“I didn’t get a sense of the characters” is a criticism I received on two short stories I submitted some time back. Despite being told one of my strengths was the depth and complexity of characters I’d created over the years, I realized this criticism had some merit. I was relying a lot on physicality, dialogue, and perhaps not enough feeling/internalization.
I also realized I’m probably not the best suited for short stories, since I actually use a lot of internal monologue in my older novels.
In simple terms, headcasing is the gestalt process of internal monologue and indirect thoughts/introspection together. I don’t think about this myself too often. For example, in a novel I wrote/am editing for a voice update, the main character has the ability to anticipate and think at inhuman capabilities. He uses 110% of his brain power in that inane cliche about the brain’s capabilities. In game terminology, he’s like the Pointman from F.E.A.R. . His reflexes and mental processing are at such a level the world slows/everything processes at blinding speeds. In one scene, he breakdowns how he’s going take down his adversary, executes it the next paragraph, and adjusts when his initial plan doesn’t work. What does this illustrate? It illustrates his flexibility and mental acuity, while also interlacing his own internal thoughts about this opponent, who is his best friend.
This is how you create the internal world/persona of a character. Now, if the reader hates this, I can’t make them love the character. Sorry. But there is a good reason why POV characters need to be fleshed out, especially if the story’s other characters are filtered through their POV. POV characters’ feelings, relationships, and emotions characterized the other characters in a novel.
This is why omniscient POV is still powerful.
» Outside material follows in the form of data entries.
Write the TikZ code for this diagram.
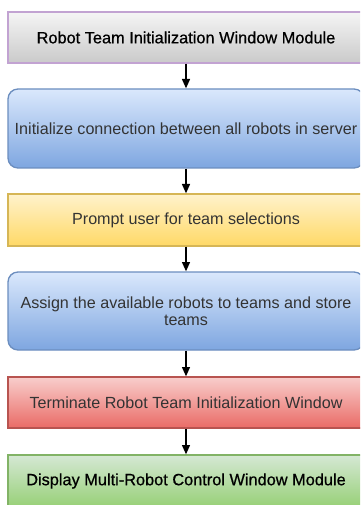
\documentclass[tikz,border=0pt]{standalone}
\usepackage{fontspec}
\setmainfont{Liberation Sans}
\newfontfamily\strongfont[FakeBold=0.7]{Liberation Sans}
\usetikzlibrary{arrows.meta}

\definecolor{greyTop}{HTML}{F5F5F5}
\definecolor{greyBot}{HTML}{CACACA}
\definecolor{greyLine}{HTML}{C2A3D2}
\definecolor{blueTop}{HTML}{DAE8FC}
\definecolor{blueBot}{HTML}{7EA6E0}
\definecolor{blueLine}{HTML}{6C8EBF}
\definecolor{yelTop}{HTML}{FFF2CC}
\definecolor{yelBot}{HTML}{FFD966}
\definecolor{yelLine}{HTML}{D6B656}
\definecolor{redTop}{HTML}{F8CECC}
\definecolor{redBot}{HTML}{EA6B66}
\definecolor{redLine}{HTML}{B85450}
\definecolor{grnTop}{HTML}{D5E8D4}
\definecolor{grnBot}{HTML}{97D077}
\definecolor{grnLine}{HTML}{82B366}
\definecolor{bodyText}{HTML}{333333}

\tikzset{
  box/.style n args={3}{
    draw=#3, line width=1pt, top color=#1, bottom color=#2,
    minimum width=267pt, inner sep=0pt, align=center,
    font=\fontsize{12.1}{12.75}\selectfont, text=bodyText
  },
  roundbox/.style={rounded corners=7.5pt},
  headtext/.style={text=black, font=\fontsize{12.25}{12.75}\selectfont\strongfont},
  flow/.style={draw=black, line width=1pt, -{Triangle[length=7pt,width=6pt]}}
}

\begin{document}
\begin{tikzpicture}[x=0.75pt, y=-0.75pt]
  \useasboundingbox (0,0) rectangle (360,505);
  \clip (0,0) rectangle (360,505);

  \node[box={greyTop}{greyBot}{greyLine}, headtext, minimum height=38.25pt]
    (init) at (186,37.5) {Robot Team Initialization Window Module};
  \node[box={blueTop}{blueBot}{blueLine}, roundbox, minimum height=59.25pt]
    (connect) at (186,128.5) {Initialize connection between all robots in server};
  \node[box={yelTop}{yelBot}{yelLine}, minimum height=39pt]
    (prompt) at (186,220) {Prompt user for team selections};
  \node[box={blueTop}{blueBot}{blueLine}, roundbox, minimum height=58.5pt]
    (assign) at (186,311) {Assign the available robots to teams and store\\teams};
  \node[box={redTop}{redBot}{redLine}, minimum height=38.25pt]
    (terminate) at (186,402.5) {Terminate Robot Team Initialization Window};
  \node[box={grnTop}{grnBot}{grnLine}, headtext, minimum height=39pt]
    (display) at (186,481) {Display Multi-Robot Control Window Module};

  \draw[flow] (init) -- (connect);
  \draw[flow] (connect) -- (prompt);
  \draw[flow] (prompt) -- (assign);
  \draw[flow] (assign) -- (terminate);
  \draw[flow] (terminate) -- (display);
\end{tikzpicture}
\end{document}
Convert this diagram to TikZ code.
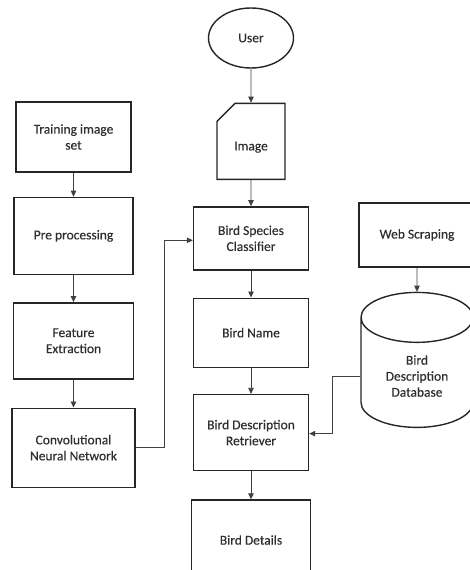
\documentclass[tikz,border=0pt]{standalone}
\usepackage{fontspec}
\setmainfont{Carlito}[UprightFeatures={FakeBold=0.3}]
\usetikzlibrary{positioning,shapes.geometric,shapes.misc,arrows.meta}

\tikzset{
  box/.style={draw=black!85, line width=1.4pt, align=center, text=black!82,
    font=\fontsize{13.5}{16}\selectfont, inner sep=2pt},
  flow/.style={draw=black!75, line width=0.8pt, -{Triangle[length=6pt,width=5.5pt]}},
}

\begin{document}
\begin{tikzpicture}[x=1pt, y=1pt, node distance=26pt]

  \useasboundingbox (0,0) rectangle (469,-570);

  % ── Centre column: user input to bird details ─────────────────
  \node[box, ellipse, minimum width=85pt, minimum height=60pt]
       at (251,-38)                          (user)  {User};
  \node[box, chamfered rectangle, chamfered rectangle corners=north west,
        chamfered rectangle xsep=14pt, chamfered rectangle ysep=16pt,
        minimum width=68pt, minimum height=76pt,
        below=34pt of user]                  (img)   {\raisebox{-9pt}[0pt][0pt]{Image}};
  \node[box, minimum width=115pt, minimum height=63pt,
        below=26pt of img]                   (clf)   {Bird Species\\Classifier};
  \node[box, minimum width=115pt, minimum height=69pt,
        below=27pt of clf]                   (name)  {Bird Name};
  \node[box, minimum width=115pt, minimum height=76pt,
        below=26pt of name]                  (ret)   {Bird Description\\Retriever};
  \node[box, minimum width=119pt, minimum height=80pt,
        below=28pt of ret]                   (det)   {Bird Details};

  % ── Left column: training pipeline ───────────────────────────
  \node[box, minimum width=115pt, minimum height=70pt]
       at (73.5,-137)                        (train) {Training image\\set};
  \node[box, minimum width=119pt, minimum height=77pt,
        below=24pt of train]                 (pre)   {Pre processing};
  \node[box, minimum width=120pt, minimum height=76pt,
        below=27pt of pre]                   (feat)  {Feature\\Extraction};
  \node[box, minimum width=123pt, minimum height=79pt,
        below=28pt of feat]                  (cnn)   {Convolutional\\Neural Network};

  % ── Right column: description source ─────────────────────────
  \node[box, minimum width=116pt, minimum height=64pt]
       at (417,-235)                         (web)   {Web Scraping};
  \node[box, cylinder, shape border rotate=90, aspect=0.75,
        minimum width=112pt, minimum height=135pt,
        below=24pt of web]                   (db)    {Bird\\Description\\Database};

  % ── Straight edges ───────────────────────────────────────────
  \draw[flow] (user) -- (img);
  \draw[flow] (img)  -- (clf);
  \draw[flow] (clf)  -- (name);
  \draw[flow] (name) -- (ret);
  \draw[flow] (ret)  -- (det);
  \draw[flow] (train) -- (pre);
  \draw[flow] (pre)  -- (feat);
  \draw[flow] (feat) -- (cnn);
  \draw[flow] (web)  -- (db.top);

  % ── Elbow edges into the centre column ───────────────────────
  \draw[flow] (cnn.east) -- ++(29,0) |- ([yshift=-2pt]clf.west);
  \draw[flow] (db.west) -- ++(-28,0) |- ([yshift=-1pt]ret.east);

\end{tikzpicture}
\end{document}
If you give the thought process/feelings of all characters, you can reveal a web of feelings and relationships at odds, etc, with each other.
Internalization/introspection is how you give your characters, especially in third person limited, life and personality. That’s all good and dandy, but…
I often see too much headcasing in popular fantasy and sci-fi novels where the character retreats into their head at awkward or inappropriate times. If you’re in the middle of a siege, and the POV character starts thinking about kittens, how they loved Mr. Whiskerbottoms down by the river…When he was young, a wee boy of five seasons, he found…and then he got stabbed because he wasn’t paying attention. True, this is a subjective assessment, and some people, for the life of me I can’t understand why, enjoy this non-sequitur characterization.
Headcasing the right thought, the thoughts true to the character you’ve created, their worries, in that particular moment? That’s when it works. If you’re fighting in a blood-soaked, mud cragged field against hundreds in a chaotic murderfest, and POV soldier is thinking about kittens and rainbows on the river, I’m going to characterize them as a lunatic or an idiot. Maybe you designed them that way, maybe they are that way. That’s where the personal comes in, and, once again, you can’t make a reader love them. It’s a gut check, I either dislike this character or I enjoy them, or any other number of reactions.
It’s also a matter of word economy. I guarantee you, if you go deep into a character’s head, along with your five other POVs, your novel will balloon anywhere from 2-10k words. That’s a big difference when it comes time to edit/revise/cut time.
Finally, there’s a power of implication when you don’t go too hard into a character’s POV. Leaving it up to the reader how a character feels, you know, the read between the lines thing, creates character in the absence of the explicit “I LOVE YOU” kind of writing.
Adequate internalization and introspection are absolutely necessary to make readers connect with, whether positive or negative, your characters. But at the end of the day, economy and subtlety/ambiguity still have a power that explicit text lacks. If you want to create a complex character, leave blanks/weave subtext/irony, etc, into your POV characters.